-- start --

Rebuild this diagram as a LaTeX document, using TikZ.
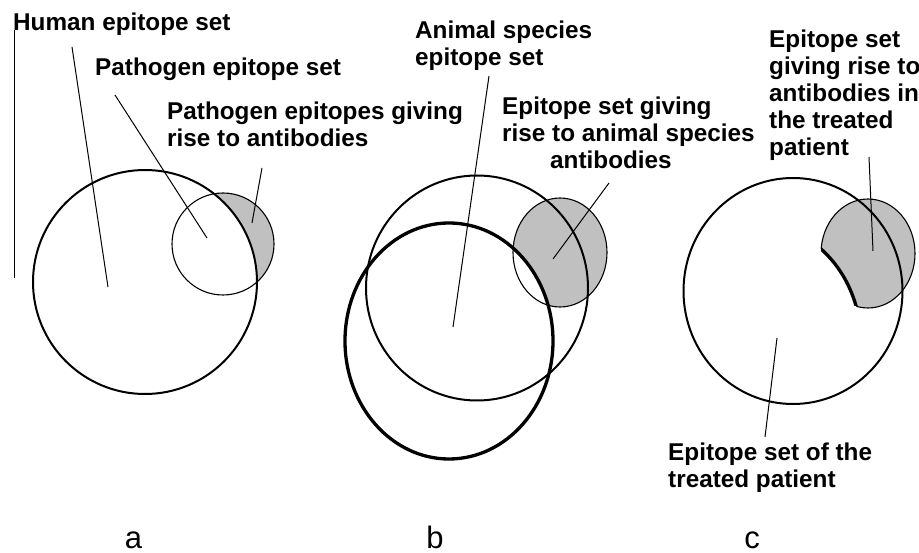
\documentclass[tikz,border=0pt]{standalone}
\usepackage{fontspec}
\setmainfont{Liberation Sans}
\definecolor{fillgray}{HTML}{C0C0C0}
\tikzset{
  lab/.style={font=\fontsize{24.3}{27}\selectfont\bfseries, inner sep=0pt, anchor=north west, align=left},
  panel/.style={font=\fontsize{31}{31}\selectfont, inner sep=0pt, anchor=base},
  ptr/.style={line width=1pt},
  thinc/.style={line width=1.1pt},
  medc/.style={line width=2pt},
  thickc/.style={line width=3.3pt},
}
\begin{document}
\begin{tikzpicture}[x=1pt,y=-1pt]
\useasboundingbox (0,0) rectangle (919,553);
% ---------- panel a ----------
\fill[fillgray] (223,244) circle (51);
\begin{scope}
  \clip (223,244) circle (52);
  \fill[white] (145,282) circle (112);
\end{scope}
\draw[thinc] (223,244) circle (51);
\draw[medc] (145,282) circle (112);
\node[lab] (hum) at (13,12.5) {Human epitope set};
\node[lab] (pth) at (95,58) {Pathogen epitope set};
\node[lab] (pab) at (167,101.5) {Pathogen epitopes giving\\rise to antibodies};
\coordinate (v1) at (14,30); \coordinate (v2) at (14,278);
\coordinate (h1) at (72,47); \coordinate (h2) at (108,287);
\coordinate (p1) at (115,95); \coordinate (p2) at (207,238);
\coordinate (g1) at (262,168); \coordinate (g2) at (252,223);
\draw[ptr] (v1) -- (v2);
\draw[ptr] (h1) -- (h2);
\draw[ptr] (p1) -- (p2);
\draw[ptr] (g1) -- (g2);
\node[panel] (la) at (133.5,548) {a};
% ---------- panel b ----------
\fill[fillgray] (560,252.5) ellipse [x radius=47, y radius=54.5];
\begin{scope}
  \clip (560,252.5) ellipse [x radius=48, y radius=55.5];
  \fill[white] (449,341) ellipse [x radius=104, y radius=118];
\end{scope}
\draw[thinc] (560,252.5) ellipse [x radius=47, y radius=54.5];
\draw[medc] (477,288) ellipse [x radius=111, y radius=112.5];
\draw[thickc] (449,341) ellipse [x radius=104, y radius=118];
\node[lab] (ani) at (415,20.5) {Animal species\\epitope set};
\node[lab] (esg) at (502,96.5) {Epitope set giving\\rise to animal species\\\hspace*{48pt}antibodies};
\coordinate (a1) at (489,76); \coordinate (a2) at (453,327);
\coordinate (e1) at (609,183); \coordinate (e2) at (553,259);
\draw[ptr] (a1) -- (a2);
\draw[ptr] (e1) -- (e2);
\node[panel] (lb) at (435,548) {b};
% ---------- panel c ----------
\fill[fillgray] (868,253.5) ellipse [x radius=47, y radius=54.5];
\draw[thinc] (868,253.5) ellipse [x radius=47, y radius=54.5];
\begin{scope}
  \clip (868,253.5) ellipse [x radius=48.5, y radius=56];
  \fill[white] (757,342) ellipse [x radius=104, y radius=118];
\end{scope}
\begin{scope}
  \clip (868,253.5) ellipse [x radius=47, y radius=54.5];
  \draw[thickc] (757,342) ellipse [x radius=104, y radius=118];
\end{scope}
\draw[medc] (793,291) ellipse [x radius=109.5, y radius=113];
\node[lab] (ctop) at (769,29.5) {Epitope set\\giving rise to\\antibodies in\\the treated\\patient};
\node[lab] (cbot) at (668,442.5) {Epitope set of the\\treated patient};
\coordinate (t1) at (869,157); \coordinate (t2) at (873,251);
\coordinate (b1) at (777,338); \coordinate (b2) at (765,437);
\draw[ptr] (t1) -- (t2);
\draw[ptr] (b1) -- (b2);
\node[panel] (lc) at (752,548) {c};
\end{tikzpicture}
\end{document}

-- end --

Exercise: From the data above, write out everything exactly except the pictures.

Response to this exercise:
Rebuild this diagram as a LaTeX document, using TikZ.
\documentclass[tikz,border=0pt]{standalone}
\usepackage{fontspec}
\setmainfont{Liberation Sans}
\definecolor{fillgray}{HTML}{C0C0C0}
\tikzset{
  lab/.style={font=\fontsize{24.3}{27}\selectfont\bfseries, inner sep=0pt, anchor=north west, align=left},
  panel/.style={font=\fontsize{31}{31}\selectfont, inner sep=0pt, anchor=base},
  ptr/.style={line width=1pt},
  thinc/.style={line width=1.1pt},
  medc/.style={line width=2pt},
  thickc/.style={line width=3.3pt},
}
\begin{document}
\begin{tikzpicture}[x=1pt,y=-1pt]
\useasboundingbox (0,0) rectangle (919,553);
% ---------- panel a ----------
\fill[fillgray] (223,244) circle (51);
\begin{scope}
  \clip (223,244) circle (52);
  \fill[white] (145,282) circle (112);
\end{scope}
\draw[thinc] (223,244) circle (51);
\draw[medc] (145,282) circle (112);
\node[lab] (hum) at (13,12.5) {Human epitope set};
\node[lab] (pth) at (95,58) {Pathogen epitope set};
\node[lab] (pab) at (167,101.5) {Pathogen epitopes giving\\rise to antibodies};
\coordinate (v1) at (14,30); \coordinate (v2) at (14,278);
\coordinate (h1) at (72,47); \coordinate (h2) at (108,287);
\coordinate (p1) at (115,95); \coordinate (p2) at (207,238);
\coordinate (g1) at (262,168); \coordinate (g2) at (252,223);
\draw[ptr] (v1) -- (v2);
\draw[ptr] (h1) -- (h2);
\draw[ptr] (p1) -- (p2);
\draw[ptr] (g1) -- (g2);
\node[panel] (la) at (133.5,548) {a};
% ---------- panel b ----------
\fill[fillgray] (560,252.5) ellipse [x radius=47, y radius=54.5];
\begin{scope}
  \clip (560,252.5) ellipse [x radius=48, y radius=55.5];
  \fill[white] (449,341) ellipse [x radius=104, y radius=118];
\end{scope}
\draw[thinc] (560,252.5) ellipse [x radius=47, y radius=54.5];
\draw[medc] (477,288) ellipse [x radius=111, y radius=112.5];
\draw[thickc] (449,341) ellipse [x radius=104, y radius=118];
\node[lab] (ani) at (415,20.5) {Animal species\\epitope set};
\node[lab] (esg) at (502,96.5) {Epitope set giving\\rise to animal species\\\hspace*{48pt}antibodies};
\coordinate (a1) at (489,76); \coordinate (a2) at (453,327);
\coordinate (e1) at (609,183); \coordinate (e2) at (553,259);
\draw[ptr] (a1) -- (a2);
\draw[ptr] (e1) -- (e2);
\node[panel] (lb) at (435,548) {b};
% ---------- panel c ----------
\fill[fillgray] (868,253.5) ellipse [x radius=47, y radius=54.5];
\draw[thinc] (868,253.5) ellipse [x radius=47, y radius=54.5];
\begin{scope}
  \clip (868,253.5) ellipse [x radius=48.5, y radius=56];
  \fill[white] (757,342) ellipse [x radius=104, y radius=118];
\end{scope}
\begin{scope}
  \clip (868,253.5) ellipse [x radius=47, y radius=54.5];
  \draw[thickc] (757,342) ellipse [x radius=104, y radius=118];
\end{scope}
\draw[medc] (793,291) ellipse [x radius=109.5, y radius=113];
\node[lab] (ctop) at (769,29.5) {Epitope set\\giving rise to\\antibodies in\\the treated\\patient};
\node[lab] (cbot) at (668,442.5) {Epitope set of the\\treated patient};
\coordinate (t1) at (869,157); \coordinate (t2) at (873,251);
\coordinate (b1) at (777,338); \coordinate (b2) at (765,437);
\draw[ptr] (t1) -- (t2);
\draw[ptr] (b1) -- (b2);
\node[panel] (lc) at (752,548) {c};
\end{tikzpicture}
\end{document}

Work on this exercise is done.